### What to produce
Print nothing but the lines from the start of the listing below through the line that contains "preg_18_sd = [0.0013, 0.00019, 0.01]". Do not include the pictures.

### Source excerpt
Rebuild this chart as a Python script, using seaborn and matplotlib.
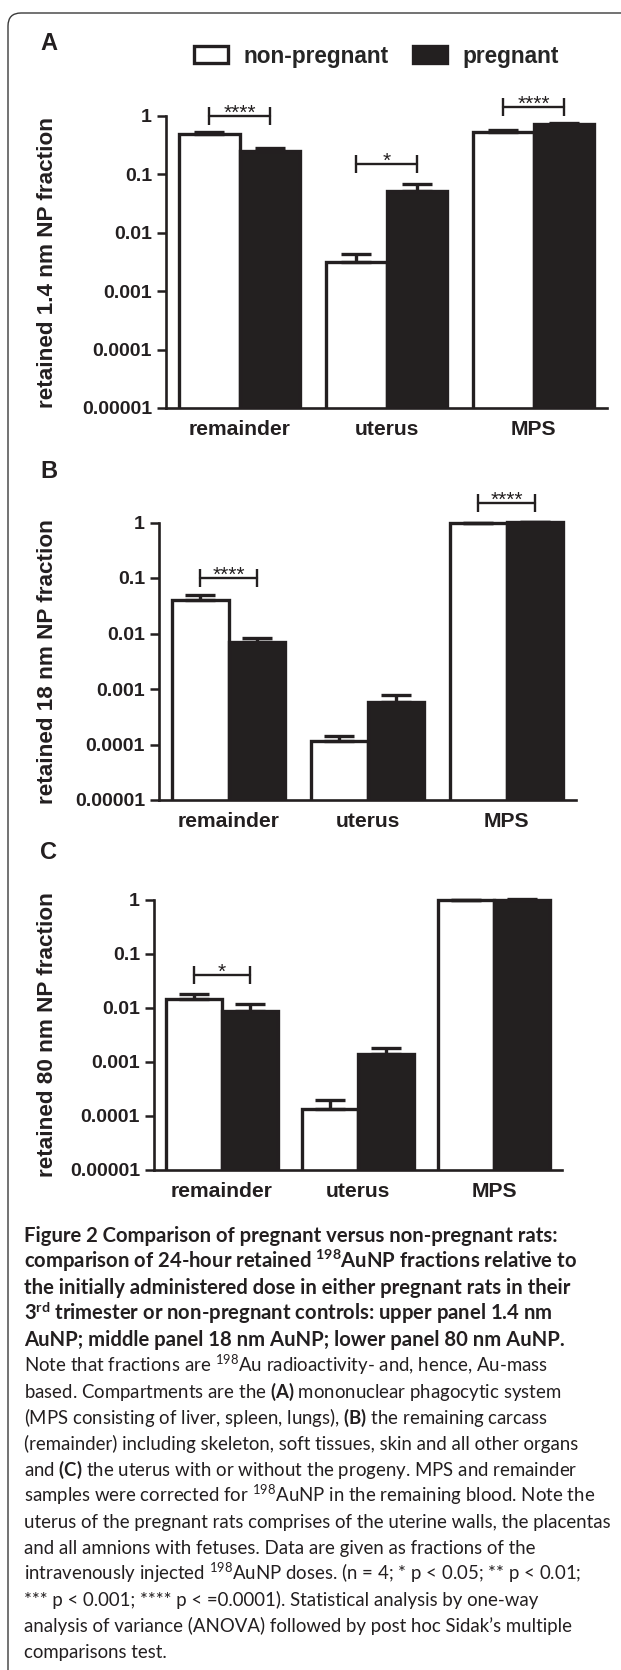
import numpy as np
import pandas as pd
import matplotlib
matplotlib.use("Agg")
import matplotlib.pyplot as plt
import matplotlib.patches as mpatches
from matplotlib.path import Path
from matplotlib.ticker import NullLocator
import seaborn as sns

# ---- values ----
compartments = ["remainder", "uterus", "MPS"]
groups = ["non-pregnant", "pregnant"]

# 1.4 nm AuNP
nonpreg_14 = [0.49, 0.0032, 0.525]
nonpreg_14_sd = [0.04, 0.0012, 0.05]
preg_14 = [0.25, 0.052, 0.73]
preg_14_sd = [0.03, 0.016, 0.03]

# 18 nm AuNP
nonpreg_18 = [0.040, 0.000116, 0.96]
nonpreg_18_sd = [0.009, 0.000028, 0.03]
preg_18 = [0.0071, 0.00059, 1.01]
preg_18_sd = [0.0013, 0.00019, 0.01]

# 80 nm AuNP
nonpreg_80 = [0.0147, 0.000137, 0.99]
nonpreg_80_sd = [0.0033, 0.000063, 0.005]
preg_80 = [0.0089, 0.00139, 1.02]
preg_80_sd = [0.0028, 0.00045, 0.005]

# significance brackets: (compartment, bracket height, stars)
sig_14 = [("remainder", 1.01, "****"), ("uterus", 0.15, "*"), ("MPS", 1.43, "****")]
sig_18 = [("remainder", 0.10, "****"), ("MPS", 2.2, "****")]
sig_80 = [("remainder", 0.041, "*")]

panel_letters = ["A", "B", "C"]
ylabels = ["retained 1.4 nm NP fraction", "retained 18 nm NP fraction",
           "retained 80 nm NP fraction"]
ytick_values = [1e-5, 1e-4, 1e-3, 1e-2, 1e-1, 1]
ytick_labels = ["0.00001", "0.0001", "0.001", "0.01", "0.1", "1"]

caption_bold = [
    "Figure 2 Comparison of pregnant versus non-pregnant rats:",
    r"comparison of 24-hour retained $^{\mathbf{198}}$AuNP fractions relative to",
    "the initially administered dose in either pregnant rats in their",
    r"3$^{\mathbf{rd}}$ trimester or non-pregnant controls: upper panel 1.4 nm",
    "AuNP; middle panel 18 nm AuNP; lower panel 80 nm AuNP.",
]
caption_regular = [
    r"Note that fractions are $^{198}$Au radioactivity- and, hence, Au-mass",
    r"based. Compartments are the $\mathbf{(A)}$ mononuclear phagocytic system",
    r"(MPS consisting of liver, spleen, lungs), $\mathbf{(B)}$ the remaining carcass",
    "(remainder) including skeleton, soft tissues, skin and all other organs",
    r"and $\mathbf{(C)}$ the uterus with or without the progeny. MPS and remainder",
    r"samples were corrected for $^{198}$AuNP in the remaining blood. Note the",
    "uterus of the pregnant rats comprises of the uterine walls, the placentas",
    "and all amnions with fetuses. Data are given as fractions of the",
    r"intravenously injected $^{198}$AuNP doses. (n = 4; * p < 0.05; ** p < 0.01;",
    r"*** p < 0.001; **** p < =0.0001). Statistical analysis by one-way",
    "analysis of variance (ANOVA) followed by post hoc Sidak\u2019s multiple",
    "comparisons test.",
]

panels = [
    (nonpreg_14, nonpreg_14_sd, preg_14, preg_14_sd, sig_14),
    (nonpreg_18, nonpreg_18_sd, preg_18, preg_18_sd, sig_18),
    (nonpreg_80, nonpreg_80_sd, preg_80, preg_80_sd, sig_80),
]

# ---- style ----
sns.set_style("ticks")
plt.rcParams["font.family"] = ["Liberation Sans", "DejaVu Sans"]
plt.rcParams["mathtext.fontset"] = "custom"
plt.rcParams["mathtext.rm"] = "Lato"
plt.rcParams["mathtext.bf"] = "Lato:bold"
INK = "#231f20"

W, H = 621, 1670
fig = plt.figure(figsize=(W / 100, H / 100), dpi=100)

# axes placement in pixels: left, right, y of "1", y of "0.00001"
panel_px = [(166, 607, 116, 408), (159, 576, 522.5, 800), (154, 562, 900, 1170)]
letter_px = [(48.5, 43.5), (48.5, 472), (48.5, 852)]
YTOP = 2.0

for i, (np_vals, np_sd, p_vals, p_sd, sigs) in enumerate(panels):
    left, right, y1, y5 = panel_px[i]
    decade = (y5 - y1) / 5
    top = y1 - np.log10(YTOP) * decade
    ax = fig.add_axes([left / W, 1 - y5 / H, (right - left) / W, (y5 - top) / H])

    df = pd.DataFrame({
        "compartment": compartments * 2,
        "group": [groups[0]] * 3 + [groups[1]] * 3,
        "fraction": np_vals + p_vals,
    })
    sns.barplot(data=df, x="compartment", y="fraction", hue="group",
                order=compartments, hue_order=groups,
                palette={"non-pregnant": "white", "pregnant": INK},
                edgecolor=INK, linewidth=2.4, width=0.82, errorbar=None,
                legend=(i == 0), ax=ax)
    ax.set_yscale("log")

    # upper-only SD bars, placed on the bars seaborn drew
    centers = []
    for cont, vals, sds in zip(ax.containers, [np_vals, p_vals], [np_sd, p_sd]):
        xs = [b.get_x() + b.get_width() / 2 for b in cont]
        centers.append(xs)
        ax.errorbar(xs, vals, yerr=[np.zeros(len(vals)), sds], fmt="none",
                    ecolor=INK, elinewidth=2.4, capsize=10.5, capthick=2.4,
                    zorder=3)

    # significance brackets
    for comp, h, stars in sigs:
        k = compartments.index(comp)
        x0, x1 = centers[0][k], centers[1][k]
        ax.plot([x0, x1], [h, h], color=INK, lw=1.7, marker="|",
                markersize=12.5, markeredgewidth=1.7, clip_on=False, zorder=4)
        ax.annotate(stars, xy=((x0 + x1) / 2, h), xytext=(0, -2),
                    textcoords="offset points", ha="center", va="baseline",
                    fontsize=15, color=INK, annotation_clip=False)

    ax.set_xlim(-0.5, 2.5)
    ax.set_ylim(1e-5, YTOP)
    ax.set_yticks(ytick_values)
    ax.set_yticklabels(ytick_labels)
    ax.yaxis.set_minor_locator(NullLocator())
    sns.despine(ax=ax)
    ax.spines["left"].set_bounds(1e-5, 1)
    for s in ("left", "bottom"):
        ax.spines[s].set_linewidth(1.9)
        ax.spines[s].set_color(INK)
    ax.tick_params(axis="y", length=6.5, width=1.8, pad=3.5, colors=INK,
                   labelsize=14)
    ax.tick_params(axis="x", length=0, pad=8.5, colors=INK, labelsize=15.2)
    for t in ax.get_yticklabels() + ax.get_xticklabels():
        t.set_fontweight("bold")
    ax.set_xlabel("")
    ax.set_ylabel(ylabels[i], fontsize=16.2, fontweight="bold", color=INK)
    ax.yaxis.set_label_coords(47.5 / W, 1 - (y1 + y5) / 2 / H,
                              transform=fig.transFigure)
    ax.yaxis.label.set_va("center")

    lx, ly = letter_px[i]
    fig.text(lx / W, 1 - ly / H, panel_letters[i], fontsize=17,
             fontweight="bold", color=INK, ha="center", va="center")

    if i == 0:
        sns.move_legend(ax, "center left", bbox_to_anchor=(194 / W, 1 - 56 / H),
                        bbox_transform=fig.transFigure, ncol=2, title=None,
                        frameon=False, prop={"weight": "bold", "size": 16.3},
                        handlelength=1.5, handleheight=0.8, handletextpad=0.7,
                        columnspacing=1.05, borderpad=0, borderaxespad=0)

# caption
caption = [(s, "bold", 14.6) for s in caption_bold] + \
          [(s, "normal", 13.4) for s in caption_regular]
for j, (line, weight, size) in enumerate(caption):
    fig.text(24.5 / W, 1 - (1242 + 26 * j) / H, line, family="Lato",
             fontsize=size, fontweight=weight, color=INK, ha="left",
             va="baseline")

# page frame: left edge and top edge with a rounded corner (in inches)
r = 0.13
frame_path = Path([(0.08, -0.5), (0.08, 16.57 - r), (0.08, 16.57),
                   (0.08 + r, 16.57), (7.0, 16.57)],
                  [Path.MOVETO, Path.LINETO, Path.CURVE3, Path.CURVE3, Path.LINETO])
fig.patches.append(mpatches.PathPatch(frame_path, transform=fig.dpi_scale_trans,
                                      fill=False, edgecolor="#3a3a3a",
                                      linewidth=1.0))

fig.savefig("out.png", dpi=100)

### Correct output
Rebuild this chart as a Python script, using seaborn and matplotlib.
import numpy as np
import pandas as pd
import matplotlib
matplotlib.use("Agg")
import matplotlib.pyplot as plt
import matplotlib.patches as mpatches
from matplotlib.path import Path
from matplotlib.ticker import NullLocator
import seaborn as sns

# ---- values ----
compartments = ["remainder", "uterus", "MPS"]
groups = ["non-pregnant", "pregnant"]

# 1.4 nm AuNP
nonpreg_14 = [0.49, 0.0032, 0.525]
nonpreg_14_sd = [0.04, 0.0012, 0.05]
preg_14 = [0.25, 0.052, 0.73]
preg_14_sd = [0.03, 0.016, 0.03]

# 18 nm AuNP
nonpreg_18 = [0.040, 0.000116, 0.96]
nonpreg_18_sd = [0.009, 0.000028, 0.03]
preg_18 = [0.0071, 0.00059, 1.01]
preg_18_sd = [0.0013, 0.00019, 0.01]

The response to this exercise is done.